EXERCISE DESCRIPTION: Report the number of lines that hold the string "this". Leave out any other text.

SOURCE DATA:
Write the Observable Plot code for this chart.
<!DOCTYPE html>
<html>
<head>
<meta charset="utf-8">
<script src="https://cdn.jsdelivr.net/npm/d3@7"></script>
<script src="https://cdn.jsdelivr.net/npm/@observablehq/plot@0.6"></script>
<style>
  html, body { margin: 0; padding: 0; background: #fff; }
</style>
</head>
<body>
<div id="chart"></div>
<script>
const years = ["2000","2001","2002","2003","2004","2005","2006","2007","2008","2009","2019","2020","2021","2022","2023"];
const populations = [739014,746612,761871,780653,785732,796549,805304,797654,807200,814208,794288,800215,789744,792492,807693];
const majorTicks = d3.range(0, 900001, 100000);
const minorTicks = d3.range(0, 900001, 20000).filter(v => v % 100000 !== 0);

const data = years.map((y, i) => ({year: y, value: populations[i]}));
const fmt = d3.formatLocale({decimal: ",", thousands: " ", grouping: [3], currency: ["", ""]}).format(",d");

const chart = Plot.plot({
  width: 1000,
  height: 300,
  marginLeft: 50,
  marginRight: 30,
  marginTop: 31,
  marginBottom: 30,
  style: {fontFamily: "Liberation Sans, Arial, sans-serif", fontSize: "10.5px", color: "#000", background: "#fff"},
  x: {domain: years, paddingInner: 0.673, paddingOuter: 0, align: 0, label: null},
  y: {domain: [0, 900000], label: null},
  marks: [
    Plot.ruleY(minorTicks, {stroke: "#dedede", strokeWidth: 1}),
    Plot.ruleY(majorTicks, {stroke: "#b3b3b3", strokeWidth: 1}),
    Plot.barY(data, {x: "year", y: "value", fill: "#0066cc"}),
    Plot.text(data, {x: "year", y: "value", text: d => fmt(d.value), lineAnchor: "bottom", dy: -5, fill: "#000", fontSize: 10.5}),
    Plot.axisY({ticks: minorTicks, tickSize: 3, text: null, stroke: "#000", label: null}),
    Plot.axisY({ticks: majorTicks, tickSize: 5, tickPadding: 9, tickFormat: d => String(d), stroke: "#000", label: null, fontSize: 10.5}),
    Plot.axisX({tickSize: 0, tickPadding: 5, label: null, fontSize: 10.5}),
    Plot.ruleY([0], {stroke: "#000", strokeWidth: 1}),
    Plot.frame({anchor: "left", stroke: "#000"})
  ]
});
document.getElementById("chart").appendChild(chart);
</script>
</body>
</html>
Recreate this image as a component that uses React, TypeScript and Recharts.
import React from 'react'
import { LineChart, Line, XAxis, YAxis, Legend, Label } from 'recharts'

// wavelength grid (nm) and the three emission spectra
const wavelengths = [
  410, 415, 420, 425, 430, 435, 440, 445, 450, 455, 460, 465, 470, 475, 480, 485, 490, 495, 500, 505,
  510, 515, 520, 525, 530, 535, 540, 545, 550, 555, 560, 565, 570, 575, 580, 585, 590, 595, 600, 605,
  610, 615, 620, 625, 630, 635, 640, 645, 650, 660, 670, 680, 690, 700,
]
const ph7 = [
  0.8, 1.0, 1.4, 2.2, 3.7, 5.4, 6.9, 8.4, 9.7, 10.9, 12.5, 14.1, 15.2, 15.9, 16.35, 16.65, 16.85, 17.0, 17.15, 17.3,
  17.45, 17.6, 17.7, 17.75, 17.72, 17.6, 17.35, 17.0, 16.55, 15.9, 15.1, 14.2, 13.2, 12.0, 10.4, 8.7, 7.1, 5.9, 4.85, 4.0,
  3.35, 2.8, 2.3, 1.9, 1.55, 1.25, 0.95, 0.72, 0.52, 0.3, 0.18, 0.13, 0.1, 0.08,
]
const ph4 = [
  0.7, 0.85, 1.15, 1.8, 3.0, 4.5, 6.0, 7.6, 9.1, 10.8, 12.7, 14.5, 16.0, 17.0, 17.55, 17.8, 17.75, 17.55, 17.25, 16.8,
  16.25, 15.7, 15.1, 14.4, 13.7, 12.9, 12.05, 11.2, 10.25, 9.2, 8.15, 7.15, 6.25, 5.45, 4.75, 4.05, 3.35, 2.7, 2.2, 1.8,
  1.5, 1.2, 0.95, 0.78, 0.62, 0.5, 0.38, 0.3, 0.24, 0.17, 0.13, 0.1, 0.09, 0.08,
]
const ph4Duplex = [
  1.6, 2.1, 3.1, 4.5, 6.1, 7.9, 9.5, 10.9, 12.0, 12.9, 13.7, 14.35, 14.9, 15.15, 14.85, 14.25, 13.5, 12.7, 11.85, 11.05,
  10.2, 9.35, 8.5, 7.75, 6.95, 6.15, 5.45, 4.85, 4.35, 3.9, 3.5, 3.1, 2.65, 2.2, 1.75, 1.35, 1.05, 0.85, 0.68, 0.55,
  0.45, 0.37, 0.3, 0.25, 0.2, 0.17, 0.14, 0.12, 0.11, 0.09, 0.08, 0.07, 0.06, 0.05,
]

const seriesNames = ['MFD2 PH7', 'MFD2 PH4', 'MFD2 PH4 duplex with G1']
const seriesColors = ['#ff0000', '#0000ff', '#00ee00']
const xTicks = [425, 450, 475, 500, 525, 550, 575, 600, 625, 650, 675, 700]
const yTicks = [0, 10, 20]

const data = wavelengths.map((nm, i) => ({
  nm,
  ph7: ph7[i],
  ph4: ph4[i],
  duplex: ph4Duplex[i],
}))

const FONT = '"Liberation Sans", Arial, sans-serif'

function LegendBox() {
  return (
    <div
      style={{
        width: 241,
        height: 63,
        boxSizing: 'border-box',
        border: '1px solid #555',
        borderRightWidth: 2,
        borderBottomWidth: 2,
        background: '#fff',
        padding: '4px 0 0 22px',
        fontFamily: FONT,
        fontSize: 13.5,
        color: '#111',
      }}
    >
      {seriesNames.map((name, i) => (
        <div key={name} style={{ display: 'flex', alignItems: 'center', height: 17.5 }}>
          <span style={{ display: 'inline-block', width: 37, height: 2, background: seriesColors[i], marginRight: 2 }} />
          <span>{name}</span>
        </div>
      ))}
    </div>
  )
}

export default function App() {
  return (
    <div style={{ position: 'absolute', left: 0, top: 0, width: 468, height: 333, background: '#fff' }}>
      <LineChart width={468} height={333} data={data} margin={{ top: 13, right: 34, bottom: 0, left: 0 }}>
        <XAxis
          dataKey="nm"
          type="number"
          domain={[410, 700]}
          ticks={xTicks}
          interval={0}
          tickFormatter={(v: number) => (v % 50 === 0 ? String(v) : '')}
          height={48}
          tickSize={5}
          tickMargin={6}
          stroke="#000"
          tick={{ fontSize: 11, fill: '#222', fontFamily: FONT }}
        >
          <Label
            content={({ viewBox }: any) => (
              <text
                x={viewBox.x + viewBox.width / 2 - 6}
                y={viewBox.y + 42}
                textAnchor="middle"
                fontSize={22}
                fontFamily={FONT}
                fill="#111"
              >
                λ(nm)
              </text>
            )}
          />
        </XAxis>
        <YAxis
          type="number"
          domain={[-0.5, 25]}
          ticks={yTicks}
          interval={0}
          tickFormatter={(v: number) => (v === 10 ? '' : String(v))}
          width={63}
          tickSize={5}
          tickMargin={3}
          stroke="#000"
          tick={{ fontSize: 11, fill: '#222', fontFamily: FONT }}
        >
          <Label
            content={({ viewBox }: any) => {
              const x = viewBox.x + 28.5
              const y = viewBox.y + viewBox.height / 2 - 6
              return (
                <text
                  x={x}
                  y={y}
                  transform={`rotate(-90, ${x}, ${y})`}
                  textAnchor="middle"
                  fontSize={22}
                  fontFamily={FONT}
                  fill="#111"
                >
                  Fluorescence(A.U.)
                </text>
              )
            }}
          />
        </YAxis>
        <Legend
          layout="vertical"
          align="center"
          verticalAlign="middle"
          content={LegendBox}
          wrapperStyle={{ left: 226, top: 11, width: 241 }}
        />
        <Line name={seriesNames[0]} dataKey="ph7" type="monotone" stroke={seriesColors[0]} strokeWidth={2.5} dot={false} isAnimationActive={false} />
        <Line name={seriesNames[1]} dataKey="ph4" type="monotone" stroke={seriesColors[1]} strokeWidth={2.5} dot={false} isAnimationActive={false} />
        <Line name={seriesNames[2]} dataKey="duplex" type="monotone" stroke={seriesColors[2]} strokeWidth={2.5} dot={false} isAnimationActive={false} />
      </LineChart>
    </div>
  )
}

CORRECT ANSWER: 2